A Donegal-based former tabloid editor has described the publication of the last edition of the News of the World today as ‘breathtaking’.
Roy Greenslade is a former editor of the Daily Mirror and commentator for the British newspaper The Guardian.
And writing for that newspaper, Greenslade says he believes today’s demise of the tabloid with the loss of more than 200 jobs was a “breathtaking, but entirely proportionate, response to the crisis that was engulfing the paper and Rupert Murdoch’s News Corporation.”
The journalist insisted Murdoch had to do something because of the shocking revelations surrounding the hacking into telephones of innocent people, including the phone of murdered English teenager Milly Dowler.
However he believes a new Sunday paper will emerge.
“With Wapping staff having been told they will move to a seven day operation, does it mean the king will live on in a different guise?
“Will we be getting a Sun on Sunday? (The Sunday Sun title already exists in Newcastle, and Murdoch once tried to obtain it 30 years ago). If so, will it mean a clear-out of the current News of the World editorial?”

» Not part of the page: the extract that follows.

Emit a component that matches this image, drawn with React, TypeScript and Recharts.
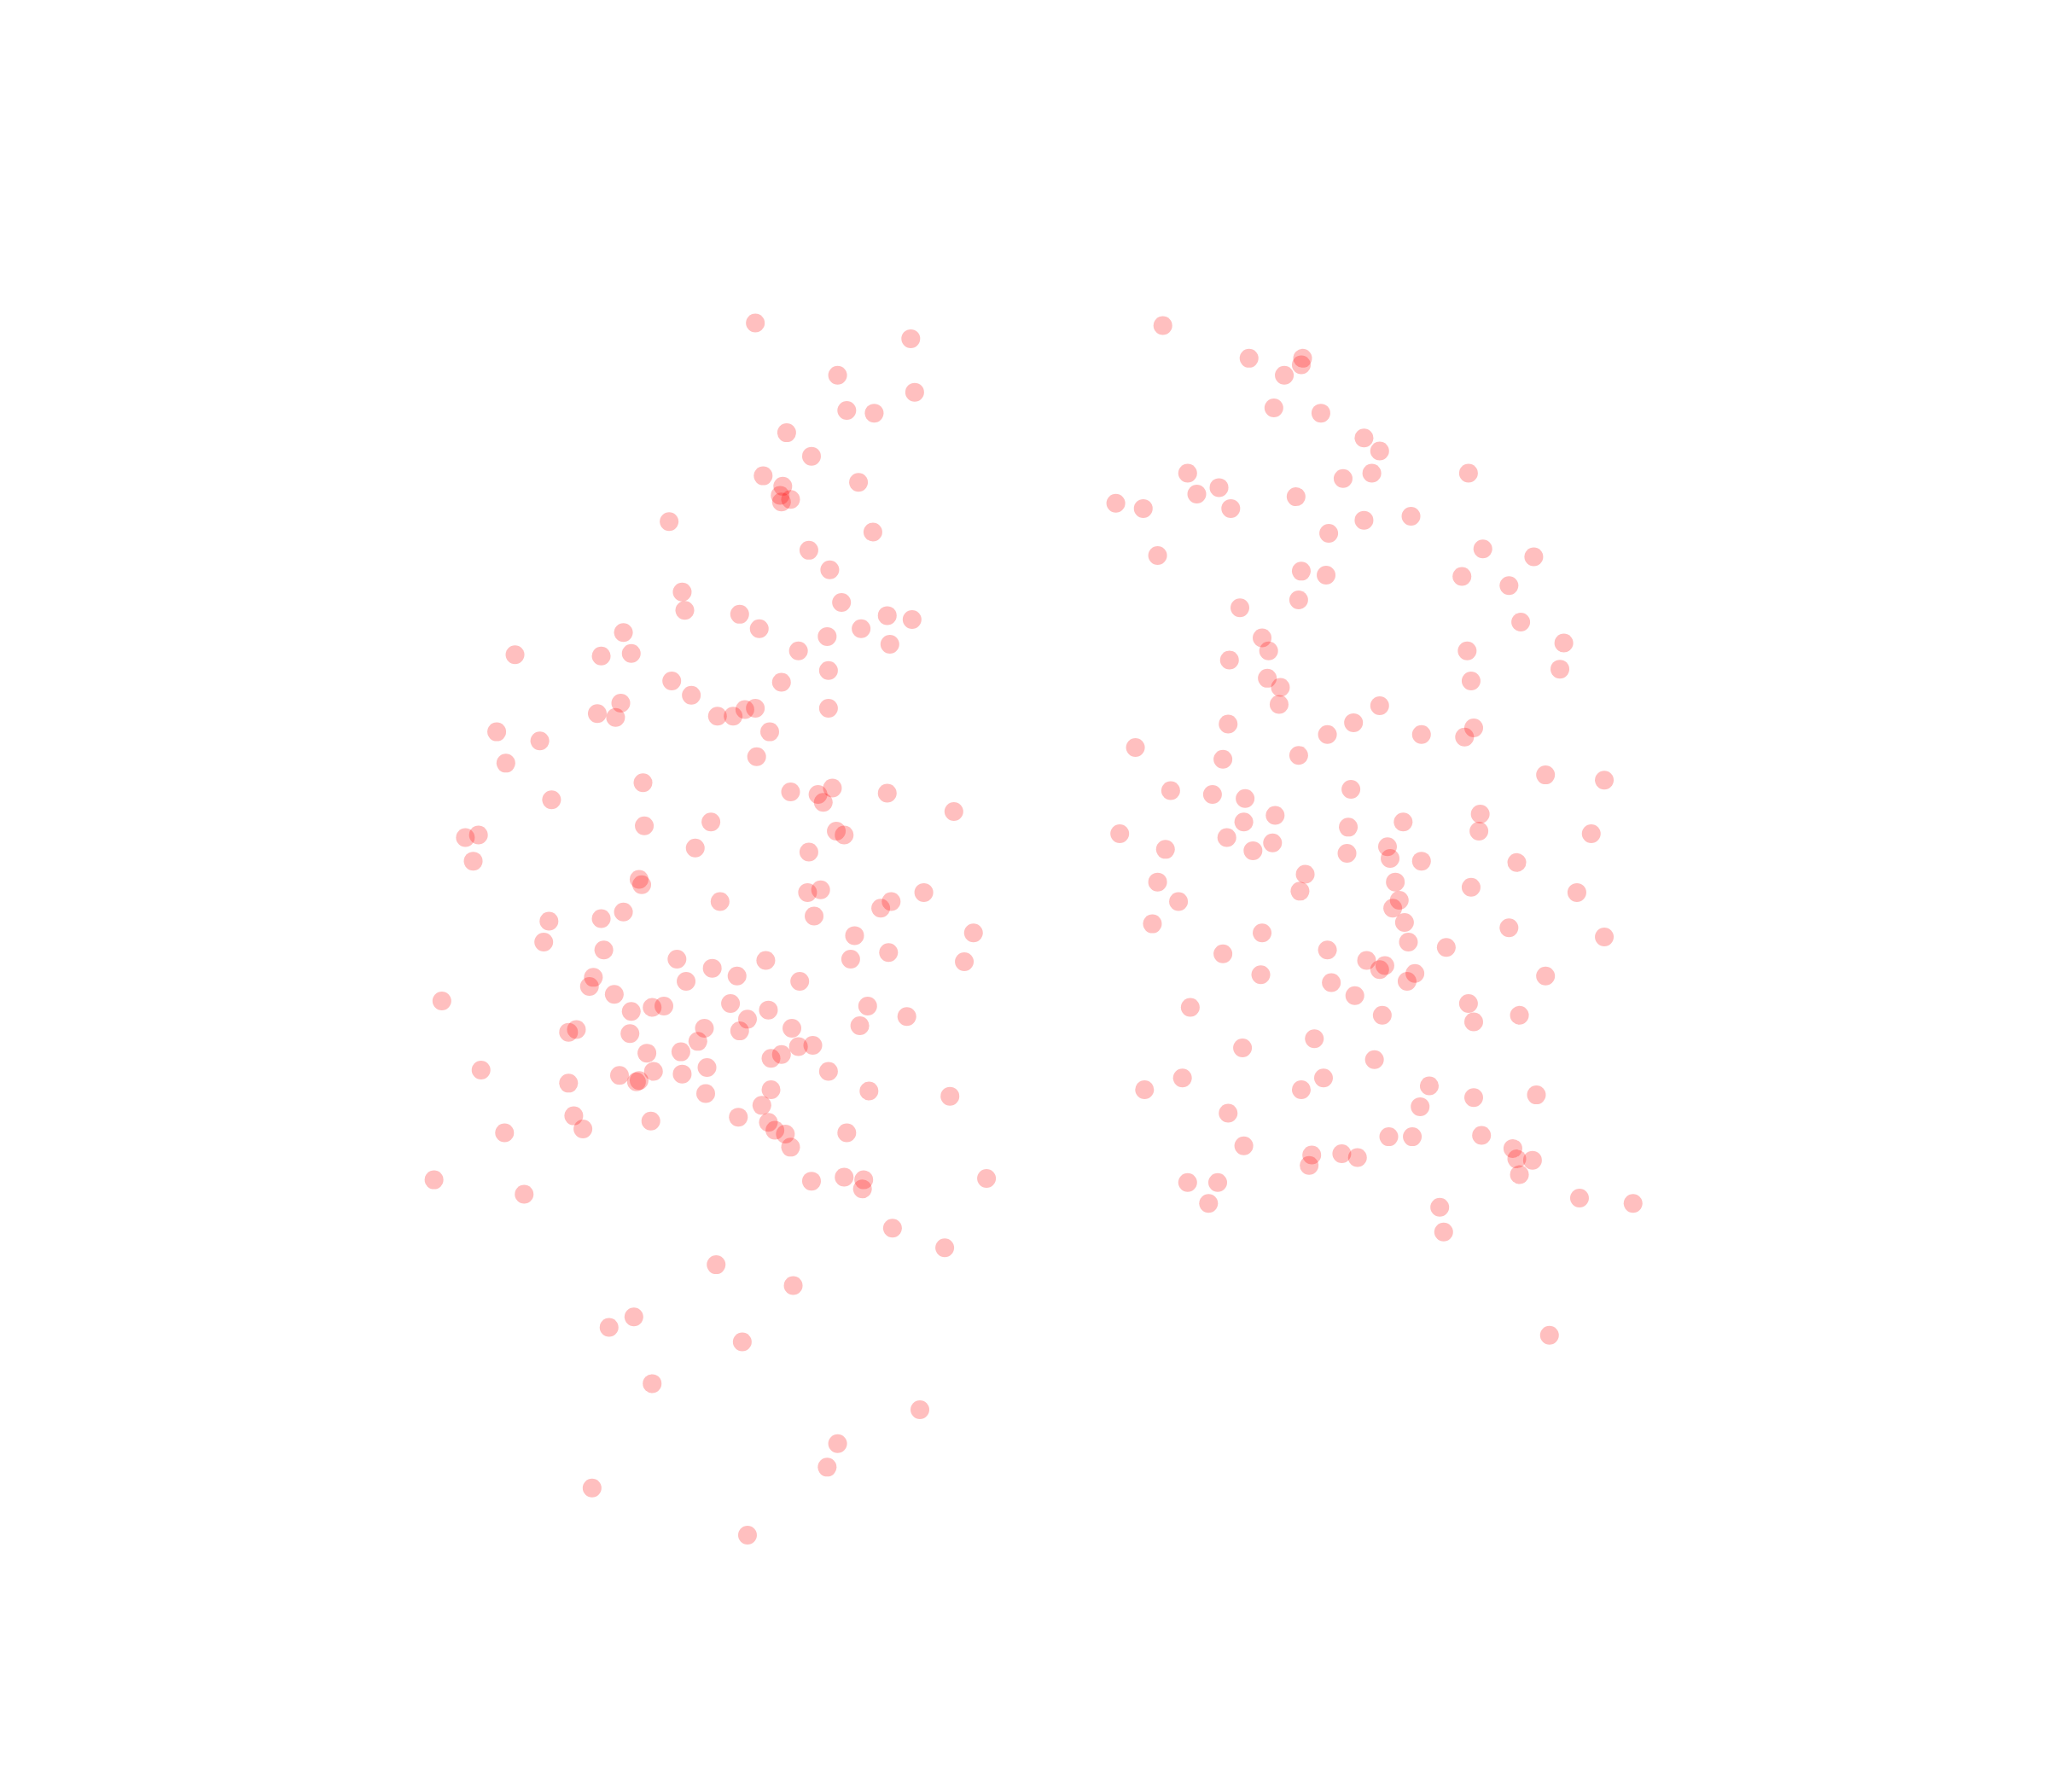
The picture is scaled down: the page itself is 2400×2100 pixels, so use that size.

He added: “This should not draw a line under the whole scandal. To close one title and open another cannot stop the inquiries into what happened, and who did what and to whom and why.
“The Screws has been screwed. Indeed, it screwed itself. But now, to continue the analogy, it’s time to nail the truth.”
More than 30 journalists in the Dublin office of the newspaper lost their jobs last night.
Its former Irish editor Alex Marunchak is among a dozen suspects who will be questioned by police in England about phone and computer hacking.
The Irish edition of the tabloid sold more than 3,000 copies in Donegal every week.